At least 29 people were killed in a raid on an Afghan prison claimed by the Islamic State group, officials said Monday, as the country waited to see if a government ceasefire with the Taliban would rupture after its formal expiration.
Fighting finally ended at mid-afternoon at the jail in the eastern city of Jalalabad, where about 1,700 IS and Taliban inmates were being held, reports AFP.
IS’s news outlet Amaq said its fighters were behind the raid that had started with a suicide car bomb attack, and saw more than 1,000 inmates escape before most of them were recaptured.
The attack was the most violent incident since the Taliban and Afghan security forces held a three-day ceasefire over the Muslim festival of Eid al-Adha which ended Sunday.
IS was not part of the truce which Afghan authorities hoped would pave the way for peace talks with the Taliban as early as this week.
An AFP correspondent who toured the prison after the attack ended saw bodies of some attackers and inmates lying in the prison compound.
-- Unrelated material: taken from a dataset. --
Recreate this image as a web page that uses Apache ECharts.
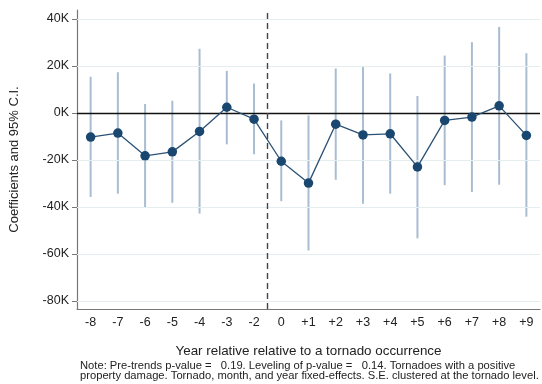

The entrance to the jail was blown up by the initial car bomb attack. Several cells were burnt and damaged, while some had prisoners inside.
The Nangarhar governor’s spokesman Attaullah Khogyani told AFP that 29 people had died in the fighting.
Officials said a total of 10 attackers were also killed. Meanwhile, the government accused the Taliban of violating the ceasefire 38 times over the three-day truce.
Interior ministry spokesman Tareq Arian said the insurgents had killed 20 civilians and wounded 40 by “carrying out terrorist and offensive attacks as well as using landmines”. The Taliban rejected his charges.
Under a deal signed by the Taliban and the United States in February, the “intra-Afghan” talks were supposed to start in March. Talks however were delayed amid political infighting in Kabul, and as an agreed prisoner swap dragged on.